The steel maker eliminated its ¥10 per share interim dividend and can’t make a net income forecast because it might have to reimburse customers, Kobe Steel said as it announced first-half earnings.

The forecast for net income had been ¥35 billion for the fiscal year that ends in March.

Over the past three weeks, Kobe Steel has announced it faked data for products ranging from copper and aluminum to steel wires, machinery parts and heavy-plated metal.

Clients including Kawasaki Heavy Industries Ltd. have said they might seek reimbursement if their customers start asking for replacement products or compensation.

“It is incredibly difficult to make a forecast,” Alexander Robert Medd, managing director of Bucephalus Research Partnership Ltd., said before Kobe Steel’s announcement. “They have no idea what their one-off costs are going to be until customers have decided if they’re going to sue them or what their level of complaint will be.”

While most of the 525 companies affected didn’t find any safety problems created by data falsification, the manufacturer has said it will help pay for related costs.
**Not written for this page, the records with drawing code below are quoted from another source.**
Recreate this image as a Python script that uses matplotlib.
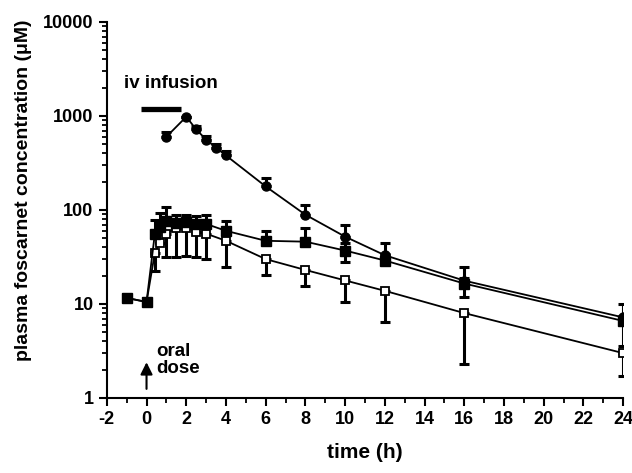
import numpy as np
import matplotlib
matplotlib.use('Agg')
import matplotlib.pyplot as plt
from matplotlib.ticker import FixedLocator, NullFormatter, LogLocator

plt.rcParams['font.family'] = ['Liberation Sans', 'DejaVu Sans']
plt.rcParams['font.weight'] = 'bold'
plt.rcParams['axes.unicode_minus'] = False

# iv infusion (filled circles)
t_iv = [1, 2, 2.5, 3, 3.5, 4, 6, 8, 10, 12, 16, 24]
c_iv = [600, 980, 720, 560, 460, 380, 178, 89, 52, 33, 17.7, 7.2]
c_iv_up = [680, 980, 780, 610, 500, 420, 220, 113, 69, 45, 24.5, 10]

# oral dose (filled squares)
t_sq = [-1, 0, 0.42, 0.67, 1, 1.5, 2, 2.5, 3, 4, 6, 8, 10, 12, 16, 24]
c_sq = [11.6, 10.5, 56, 66, 76, 72, 74, 71, 71, 60, 47, 46, 37, 29, 16.5, 6.6]
c_sq_up = [11.6, 10.5, 78, 92, 108, 88, 88, 86, 89, 77, 60, 64, 44, 34, 19, 7.5]
c_sq_lo = [11.6, 10.5, 56, 66, 76, 72, 74, 71, 71, 60, 47, 46, 27.8, 29, 11.8, 3.6]

# oral dose (open squares)
t_op = [-1, 0, 0.42, 0.67, 1, 1.5, 2, 2.5, 3, 4, 6, 8, 10, 12, 16, 24]
c_op = [11.6, 10.5, 35, 45, 56, 65, 65, 59, 56, 47, 30, 23, 17.8, 13.8, 8.0, 3.0]
c_op_lo = [11.6, 10.5, 22.4, 45, 31.6, 31.8, 32.6, 31.8, 30, 24.6, 20.5, 15.7, 10.4, 6.5, 2.3, 1.7]

fig = plt.figure(figsize=(6.32, 4.73), dpi=100)
ax = fig.add_axes([0.169, 0.1586, 0.817, 0.795])

err_kw = dict(ecolor='black', elinewidth=2.2, capsize=3.5, capthick=2.2)

# open squares
c_op = np.array(c_op)
ax.errorbar(t_op, c_op, yerr=[c_op - np.array(c_op_lo), np.zeros_like(c_op)],
            fmt='none', zorder=2, **err_kw)
ax.plot(t_op, c_op, '-', color='black', lw=1.3, marker='s', ms=6,
        mfc='white', mec='black', mew=1.3, zorder=3)

# filled squares
c_sq = np.array(c_sq)
ax.errorbar(t_sq, c_sq, yerr=[c_sq - np.array(c_sq_lo), np.array(c_sq_up) - c_sq],
            fmt='none', zorder=4, **err_kw)
ax.plot(t_sq, c_sq, '-', color='black', lw=1.3, marker='s', ms=7,
        mfc='black', mec='black', zorder=5)

# filled circles
c_iv = np.array(c_iv)
ax.errorbar(t_iv, c_iv, yerr=[np.zeros_like(c_iv), np.array(c_iv_up) - c_iv],
            fmt='none', zorder=6, **err_kw)
ax.plot(t_iv, c_iv, '-', color='black', lw=1.3, marker='o', ms=6.5,
        mfc='black', mec='black', zorder=7)

ax.set_yscale('log')
ax.set_xlim(-2, 24)
ax.set_ylim(1, 10000)
ax.spines['top'].set_visible(False)
ax.spines['right'].set_visible(False)
ax.spines['left'].set_linewidth(1.5)
ax.spines['bottom'].set_linewidth(1.5)

ax.xaxis.set_major_locator(FixedLocator(np.arange(-2, 25, 2)))
ax.xaxis.set_minor_locator(FixedLocator(np.arange(-1, 24, 2)))
ax.yaxis.set_minor_locator(LogLocator(base=10, subs=np.arange(2, 10), numticks=20))
ax.yaxis.set_minor_formatter(NullFormatter())
ax.set_yticks([1, 10, 100, 1000, 10000])
ax.set_yticklabels(['1', '10', '100', '1000', '10000'])

ax.tick_params(which='major', direction='out', length=6, width=1.5, labelsize=13)
ax.tick_params(which='minor', direction='out', length=3.5, width=1.3)
for lab in ax.get_xticklabels() + ax.get_yticklabels():
    lab.set_fontweight('bold')

ax.set_ylabel('plasma foscarnet concentration (\u03bcM)', fontsize=14, fontweight='bold')
ax.yaxis.set_label_coords(-0.145, 0.553)
ax.set_xlabel('time (h)', fontsize=15, fontweight='bold', labelpad=11)

# iv infusion bar
ax.plot([-0.3, 1.75], [1180, 1180], color='black', lw=3.8, solid_capstyle='butt', zorder=8)
ax.text(-1.15, 2240, 'iv infusion', fontsize=13.5, fontweight='bold', ha='left', va='center')

# oral dose arrow
ax.annotate('', xy=(0, 2.4), xytext=(0, 1.25),
            arrowprops=dict(arrowstyle='-|>', color='black', lw=1.5, mutation_scale=18,
                            shrinkA=0, shrinkB=0))
ax.text(0.5, 10 ** 0.4, 'oral\ndose', fontsize=13.5, fontweight='bold',
        ha='left', va='center', linespacing=1.0)

fig.savefig('out.png', dpi=100)
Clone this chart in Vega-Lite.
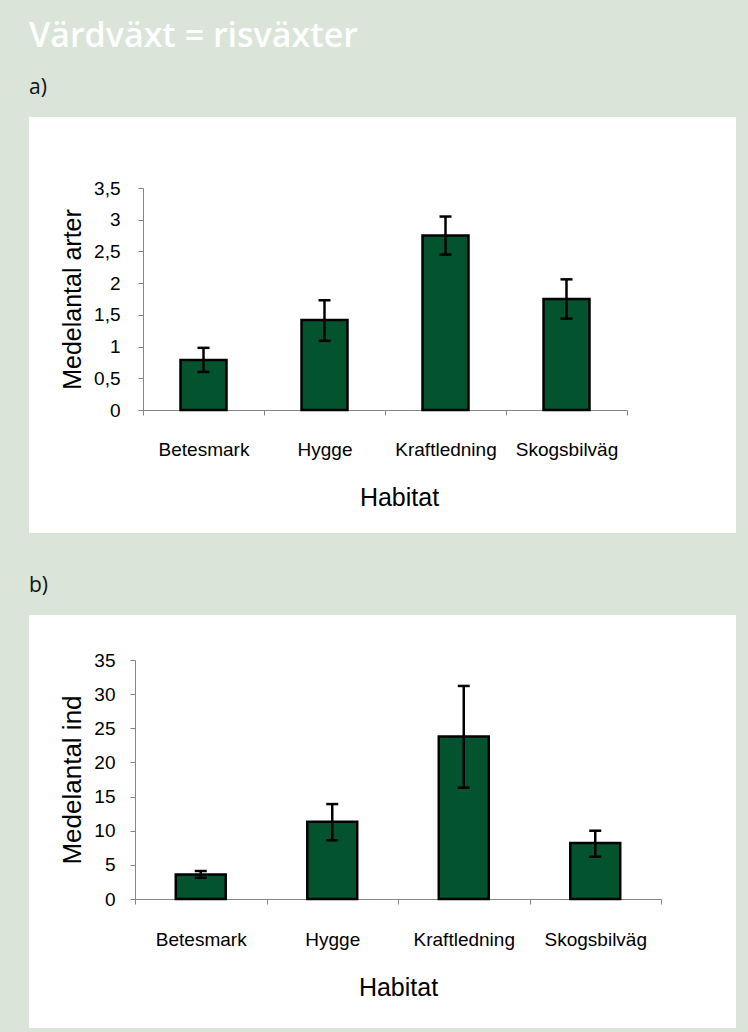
{
  "$schema": "https://vega.github.io/schema/vega-lite/v6.json",
  "background": "#dae4d9",
  "padding": {"left": 29, "top": 20, "right": 12, "bottom": 4},
  "title": {"text": "Värdväxt = risväxter", "anchor": "start", "font": "Open Sans", "fontSize": 34, "fontWeight": 600, "color": "white", "offset": -4, "baseline": "alphabetic"},
  "datasets": {
    "a": [
      {"habitat": "Betesmark", "mean": 0.79, "lo": 0.60, "hi": 0.98},
      {"habitat": "Hygge", "mean": 1.42, "lo": 1.09, "hi": 1.73},
      {"habitat": "Kraftledning", "mean": 2.75, "lo": 2.45, "hi": 3.05},
      {"habitat": "Skogsbilväg", "mean": 1.75, "lo": 1.44, "hi": 2.06}
    ],
    "b": [
      {"habitat": "Betesmark", "mean": 3.6, "lo": 3.1, "hi": 4.1},
      {"habitat": "Hygge", "mean": 11.3, "lo": 8.6, "hi": 13.9},
      {"habitat": "Kraftledning", "mean": 23.8, "lo": 16.3, "hi": 31.2},
      {"habitat": "Skogsbilväg", "mean": 8.2, "lo": 6.2, "hi": 10.0}
    ]
  },
  "spacing": 42,
  "vconcat": [
    {
      "title": {"text": "a)", "anchor": "start", "font": "Open Sans", "fontSize": 21, "fontWeight": "normal", "color": "#111111", "offset": 2, "baseline": "alphabetic"},
      "width": 707,
      "height": 416,
      "data": {"name": "a"},
      "encoding": {
        "x": {"field": "habitat", "type": "nominal", "sort": null,
          "scale": {"range": [114, 598], "paddingInner": 0, "paddingOuter": 0},
          "axis": {"title": "Habitat", "labelAngle": 0, "offset": -123, "tickBand": "extent", "tickSize": 5, "labelPadding": 25, "titlePadding": 26, "titleX": 370}}
      },
      "layer": [
        {"mark": {"type": "bar", "fill": "#03532f", "stroke": "black", "strokeWidth": 2.5, "width": {"band": 0.38}},
         "encoding": {
           "y": {"field": "mean", "type": "quantitative", "title": "Medelantal arter",
             "scale": {"domain": [0, 3.5], "range": [293, 71], "nice": false, "zero": false},
             "axis": {"values": [0, 0.5, 1, 1.5, 2, 2.5, 3, 3.5], "offset": -114, "labelExpr": "replace(toString(datum.value), '.', ',')", "labelPadding": 18, "titlePadding": 8, "titleFontSize": 25}},
           "y2": {"datum": 0}}},
        {"mark": {"type": "rule", "color": "black", "strokeWidth": 2.5},
         "encoding": {"y": {"field": "lo", "type": "quantitative", "title": "Medelantal arter"}, "y2": {"field": "hi"}}},
        {"mark": {"type": "tick", "color": "black", "thickness": 2.5, "size": 12, "opacity": 1},
         "encoding": {"y": {"field": "lo", "type": "quantitative", "title": "Medelantal arter"}}},
        {"mark": {"type": "tick", "color": "black", "thickness": 2.5, "size": 12, "opacity": 1},
         "encoding": {"y": {"field": "hi", "type": "quantitative", "title": "Medelantal arter"}}}
      ]
    },
    {
      "title": {"text": "b)", "anchor": "start", "font": "Open Sans", "fontSize": 21, "fontWeight": "normal", "color": "#111111", "offset": 2, "baseline": "alphabetic"},
      "width": 707,
      "height": 413,
      "data": {"name": "b"},
      "encoding": {
        "x": {"field": "habitat", "type": "nominal", "sort": null,
          "scale": {"range": [106, 632], "paddingInner": 0, "paddingOuter": 0},
          "axis": {"title": "Habitat", "labelAngle": 0, "offset": -129, "tickBand": "extent", "tickSize": 5, "labelPadding": 26, "titlePadding": 26}}
      },
      "layer": [
        {"mark": {"type": "bar", "fill": "#03532f", "stroke": "black", "strokeWidth": 2.5, "width": {"band": 0.38}},
         "encoding": {
           "y": {"field": "mean", "type": "quantitative", "title": "Medelantal ind",
             "scale": {"domain": [0, 35], "range": [284, 45], "nice": false, "zero": false},
             "axis": {"values": [0, 5, 10, 15, 20, 25, 30, 35], "offset": -106, "labelPadding": 15, "titlePadding": 8, "titleFontSize": 26}},
           "y2": {"datum": 0}}},
        {"mark": {"type": "rule", "color": "black", "strokeWidth": 2.5},
         "encoding": {"y": {"field": "lo", "type": "quantitative", "title": "Medelantal ind"}, "y2": {"field": "hi"}}},
        {"mark": {"type": "tick", "color": "black", "thickness": 2.5, "size": 12, "opacity": 1},
         "encoding": {"y": {"field": "lo", "type": "quantitative", "title": "Medelantal ind"}}},
        {"mark": {"type": "tick", "color": "black", "thickness": 2.5, "size": 12, "opacity": 1},
         "encoding": {"y": {"field": "hi", "type": "quantitative", "title": "Medelantal ind"}}}
      ]
    }
  ],
  "config": {
    "font": "Liberation Sans",
    "view": {"fill": "white", "stroke": null},
    "axis": {"grid": false, "domainColor": "#868686", "tickColor": "#868686", "domainWidth": 1, "tickWidth": 1,
      "labelFont": "Liberation Sans", "labelFontSize": 19, "labelColor": "black",
      "titleFont": "Liberation Sans", "titleFontSize": 25, "titleFontWeight": "normal", "titleColor": "black"}
  }
}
Kobe Steel also lost Japanese Industrial Standards certification at one of its factories in Kanagawa and others are at risk as the government expands its inspections.

The company lowered its current profit forecast 9.1 percent to ¥50 billion, and its operating profit 6.2 percent to ¥75 billion. The steel maker maintained its revenue forecast of ¥1.88 trillion.

Revamping quality control for aluminum and copper products will increase costs and lower output, Executive Vice President Naoto Umehara said at a news conference Monday. The current profit forecast includes a ¥10 billion reduction from the data-falsification issues, he said.

The company will probably receive requests to reimburse customers for expenses related to quality checks and replacements, Umehara said.

Kobe Steel business units implicated in the crisis include the iron and steel, copper and aluminum, and machinery departments, which account for more than half the company’s revenue.

Over the past two weeks, Kobe Steel announced it had faked data for other products, ranging from steel wires and materials used in DVDs and LCD screens to machinery parts and heavy-plated metal.

Kobe Steel said it will use an external investigation committee to get to the bottom of what happened. While many of the falsification problems occurred in Kobe’s facilities in Japan, data fudging for products in Thailand and Malaysia was also uncovered.